● Your task
Your task is to reproduce word for word the lines running from the line containing "What Apache ECharts" to the line containing "const yTicks = [40, 50, 60, 70, 80, 90, 100];", inclusive. Nothing else belongs in the answer.

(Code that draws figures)

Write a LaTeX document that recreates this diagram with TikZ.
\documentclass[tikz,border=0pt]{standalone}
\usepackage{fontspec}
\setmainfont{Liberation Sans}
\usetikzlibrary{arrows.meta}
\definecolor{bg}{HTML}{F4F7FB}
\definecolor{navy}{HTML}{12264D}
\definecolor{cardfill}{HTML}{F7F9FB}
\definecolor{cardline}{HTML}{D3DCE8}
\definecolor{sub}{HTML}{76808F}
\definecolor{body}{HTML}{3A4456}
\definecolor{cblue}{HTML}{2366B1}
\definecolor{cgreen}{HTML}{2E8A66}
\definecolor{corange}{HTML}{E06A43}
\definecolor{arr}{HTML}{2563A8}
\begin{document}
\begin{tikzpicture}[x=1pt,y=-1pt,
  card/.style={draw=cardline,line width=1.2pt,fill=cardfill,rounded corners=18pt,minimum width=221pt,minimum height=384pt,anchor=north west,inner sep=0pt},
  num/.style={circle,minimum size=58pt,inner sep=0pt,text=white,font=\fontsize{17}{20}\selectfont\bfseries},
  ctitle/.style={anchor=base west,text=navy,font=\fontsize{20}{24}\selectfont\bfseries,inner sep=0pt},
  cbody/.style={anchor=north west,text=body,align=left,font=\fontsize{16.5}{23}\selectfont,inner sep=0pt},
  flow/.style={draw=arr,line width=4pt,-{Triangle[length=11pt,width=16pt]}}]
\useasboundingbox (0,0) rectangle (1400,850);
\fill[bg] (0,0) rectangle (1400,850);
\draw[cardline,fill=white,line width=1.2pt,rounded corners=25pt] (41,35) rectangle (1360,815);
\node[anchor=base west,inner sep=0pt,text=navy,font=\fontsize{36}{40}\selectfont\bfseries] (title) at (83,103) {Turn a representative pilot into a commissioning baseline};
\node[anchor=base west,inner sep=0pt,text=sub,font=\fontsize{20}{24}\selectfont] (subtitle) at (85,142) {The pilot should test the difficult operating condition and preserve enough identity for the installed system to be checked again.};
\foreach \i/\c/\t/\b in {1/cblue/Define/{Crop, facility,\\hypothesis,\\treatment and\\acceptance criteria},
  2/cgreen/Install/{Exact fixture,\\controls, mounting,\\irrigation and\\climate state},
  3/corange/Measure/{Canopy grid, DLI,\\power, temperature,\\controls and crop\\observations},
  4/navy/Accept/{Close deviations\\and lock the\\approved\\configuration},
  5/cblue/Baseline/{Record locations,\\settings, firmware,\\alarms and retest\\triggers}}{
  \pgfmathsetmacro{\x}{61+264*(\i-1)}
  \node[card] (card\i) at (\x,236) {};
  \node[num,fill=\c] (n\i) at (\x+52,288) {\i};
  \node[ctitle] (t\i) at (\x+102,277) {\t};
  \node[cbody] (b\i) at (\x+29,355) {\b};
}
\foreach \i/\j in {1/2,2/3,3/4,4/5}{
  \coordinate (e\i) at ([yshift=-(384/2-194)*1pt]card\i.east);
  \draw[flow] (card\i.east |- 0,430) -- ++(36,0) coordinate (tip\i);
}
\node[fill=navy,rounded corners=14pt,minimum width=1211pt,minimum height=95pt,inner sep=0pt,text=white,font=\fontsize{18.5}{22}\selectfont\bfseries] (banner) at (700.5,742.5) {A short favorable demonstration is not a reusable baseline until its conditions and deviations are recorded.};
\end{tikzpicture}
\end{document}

...

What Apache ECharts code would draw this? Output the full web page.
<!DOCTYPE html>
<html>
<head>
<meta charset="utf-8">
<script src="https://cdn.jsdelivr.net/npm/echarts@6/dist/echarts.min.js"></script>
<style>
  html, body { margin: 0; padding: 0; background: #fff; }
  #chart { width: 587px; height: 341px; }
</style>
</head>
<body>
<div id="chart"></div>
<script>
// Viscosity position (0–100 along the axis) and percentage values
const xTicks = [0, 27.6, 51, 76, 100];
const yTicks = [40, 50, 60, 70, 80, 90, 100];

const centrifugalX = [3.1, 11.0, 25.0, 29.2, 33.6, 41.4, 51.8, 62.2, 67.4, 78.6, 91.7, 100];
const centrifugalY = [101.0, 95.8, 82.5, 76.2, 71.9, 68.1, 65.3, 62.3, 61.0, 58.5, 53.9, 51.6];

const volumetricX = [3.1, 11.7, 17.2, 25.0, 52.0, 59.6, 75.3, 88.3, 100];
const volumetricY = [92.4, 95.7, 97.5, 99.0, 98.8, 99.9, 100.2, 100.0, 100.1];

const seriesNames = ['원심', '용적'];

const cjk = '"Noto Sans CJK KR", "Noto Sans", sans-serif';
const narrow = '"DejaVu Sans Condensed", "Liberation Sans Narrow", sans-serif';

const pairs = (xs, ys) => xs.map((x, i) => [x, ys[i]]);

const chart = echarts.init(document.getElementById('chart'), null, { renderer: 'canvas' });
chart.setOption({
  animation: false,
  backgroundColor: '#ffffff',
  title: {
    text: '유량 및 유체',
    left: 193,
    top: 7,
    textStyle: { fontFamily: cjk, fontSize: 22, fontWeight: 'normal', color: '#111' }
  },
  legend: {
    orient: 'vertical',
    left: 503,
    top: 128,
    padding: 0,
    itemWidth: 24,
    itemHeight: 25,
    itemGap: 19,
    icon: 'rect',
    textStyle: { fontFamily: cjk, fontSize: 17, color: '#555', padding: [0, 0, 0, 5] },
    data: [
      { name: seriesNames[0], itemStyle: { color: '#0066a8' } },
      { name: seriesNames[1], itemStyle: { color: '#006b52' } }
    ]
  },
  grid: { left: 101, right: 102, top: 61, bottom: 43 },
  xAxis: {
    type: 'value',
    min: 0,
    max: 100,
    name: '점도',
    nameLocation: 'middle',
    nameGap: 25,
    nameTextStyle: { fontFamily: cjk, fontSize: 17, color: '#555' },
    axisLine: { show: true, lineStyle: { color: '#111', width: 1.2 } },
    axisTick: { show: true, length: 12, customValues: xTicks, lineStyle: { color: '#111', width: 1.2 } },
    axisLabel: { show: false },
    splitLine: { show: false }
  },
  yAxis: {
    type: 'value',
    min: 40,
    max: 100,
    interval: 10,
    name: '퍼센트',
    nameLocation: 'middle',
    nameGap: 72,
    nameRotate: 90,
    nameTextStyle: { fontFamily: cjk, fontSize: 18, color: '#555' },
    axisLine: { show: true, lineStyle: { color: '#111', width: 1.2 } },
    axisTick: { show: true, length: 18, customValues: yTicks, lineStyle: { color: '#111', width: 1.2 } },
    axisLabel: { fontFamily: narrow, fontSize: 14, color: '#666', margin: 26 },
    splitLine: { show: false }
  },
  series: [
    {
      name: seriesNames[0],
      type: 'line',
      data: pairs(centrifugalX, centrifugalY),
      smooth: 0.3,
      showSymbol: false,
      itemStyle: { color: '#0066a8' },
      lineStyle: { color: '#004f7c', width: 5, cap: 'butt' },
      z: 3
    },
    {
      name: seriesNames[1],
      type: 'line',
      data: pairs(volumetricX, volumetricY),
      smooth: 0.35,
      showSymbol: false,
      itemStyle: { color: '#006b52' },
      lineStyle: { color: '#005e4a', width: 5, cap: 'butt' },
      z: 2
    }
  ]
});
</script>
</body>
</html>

* * *

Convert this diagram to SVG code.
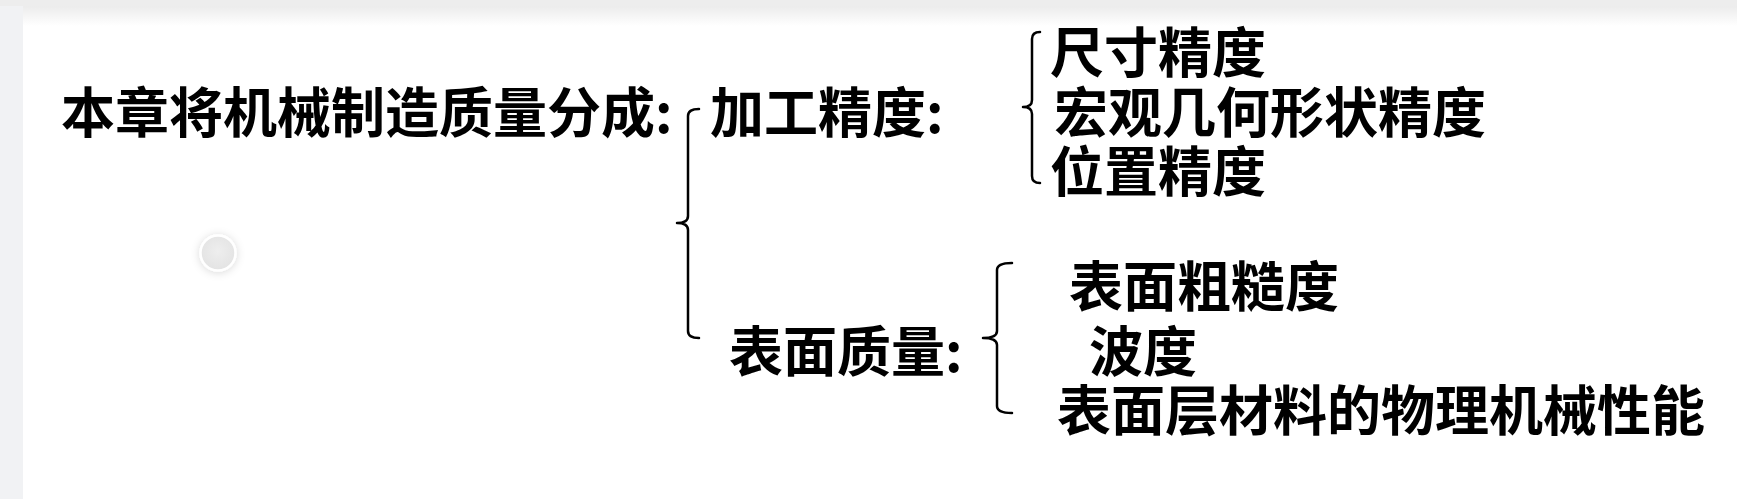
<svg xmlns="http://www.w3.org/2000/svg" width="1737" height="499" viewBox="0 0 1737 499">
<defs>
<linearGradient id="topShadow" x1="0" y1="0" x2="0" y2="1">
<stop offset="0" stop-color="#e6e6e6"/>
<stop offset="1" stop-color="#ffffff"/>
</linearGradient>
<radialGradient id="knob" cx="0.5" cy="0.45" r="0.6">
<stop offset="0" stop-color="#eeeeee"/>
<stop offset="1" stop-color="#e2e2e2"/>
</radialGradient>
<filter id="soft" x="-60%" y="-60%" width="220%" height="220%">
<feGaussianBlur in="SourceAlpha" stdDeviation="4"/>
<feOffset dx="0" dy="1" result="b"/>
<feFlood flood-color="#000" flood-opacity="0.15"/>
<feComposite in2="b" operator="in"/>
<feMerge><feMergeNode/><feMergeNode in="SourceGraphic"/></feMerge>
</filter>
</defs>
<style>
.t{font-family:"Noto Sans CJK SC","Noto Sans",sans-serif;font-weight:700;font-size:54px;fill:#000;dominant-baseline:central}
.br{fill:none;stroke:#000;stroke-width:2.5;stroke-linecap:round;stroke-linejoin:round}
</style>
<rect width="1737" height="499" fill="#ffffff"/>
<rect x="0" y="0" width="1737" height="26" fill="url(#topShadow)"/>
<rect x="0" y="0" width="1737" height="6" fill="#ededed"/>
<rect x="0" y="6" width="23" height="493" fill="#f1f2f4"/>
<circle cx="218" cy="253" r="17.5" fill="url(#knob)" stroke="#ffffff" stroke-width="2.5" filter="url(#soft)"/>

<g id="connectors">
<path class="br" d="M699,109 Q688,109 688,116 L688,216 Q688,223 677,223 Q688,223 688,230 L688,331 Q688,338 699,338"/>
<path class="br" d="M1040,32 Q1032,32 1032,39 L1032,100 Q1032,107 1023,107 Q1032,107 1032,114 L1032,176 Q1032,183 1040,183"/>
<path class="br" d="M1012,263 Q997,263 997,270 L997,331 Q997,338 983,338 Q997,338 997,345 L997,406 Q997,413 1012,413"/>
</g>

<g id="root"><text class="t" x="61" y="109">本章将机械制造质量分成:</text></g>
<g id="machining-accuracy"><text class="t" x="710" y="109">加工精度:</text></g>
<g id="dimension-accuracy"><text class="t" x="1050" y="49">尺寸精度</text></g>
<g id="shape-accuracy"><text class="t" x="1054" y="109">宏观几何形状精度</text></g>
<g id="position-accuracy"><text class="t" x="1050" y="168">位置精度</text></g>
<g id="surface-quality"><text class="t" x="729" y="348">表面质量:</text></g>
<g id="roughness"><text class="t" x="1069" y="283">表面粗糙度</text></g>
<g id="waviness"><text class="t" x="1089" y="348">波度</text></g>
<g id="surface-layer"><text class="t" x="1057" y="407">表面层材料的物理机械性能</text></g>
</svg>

● Reply to the exercise
What Apache ECharts code would draw this? Output the full web page.
<!DOCTYPE html>
<html>
<head>
<meta charset="utf-8">
<script src="https://cdn.jsdelivr.net/npm/echarts@6/dist/echarts.min.js"></script>
<style>
  html, body { margin: 0; padding: 0; background: #fff; }
  #chart { width: 587px; height: 341px; }
</style>
</head>
<body>
<div id="chart"></div>
<script>
// Viscosity position (0–100 along the axis) and percentage values
const xTicks = [0, 27.6, 51, 76, 100];
const yTicks = [40, 50, 60, 70, 80, 90, 100];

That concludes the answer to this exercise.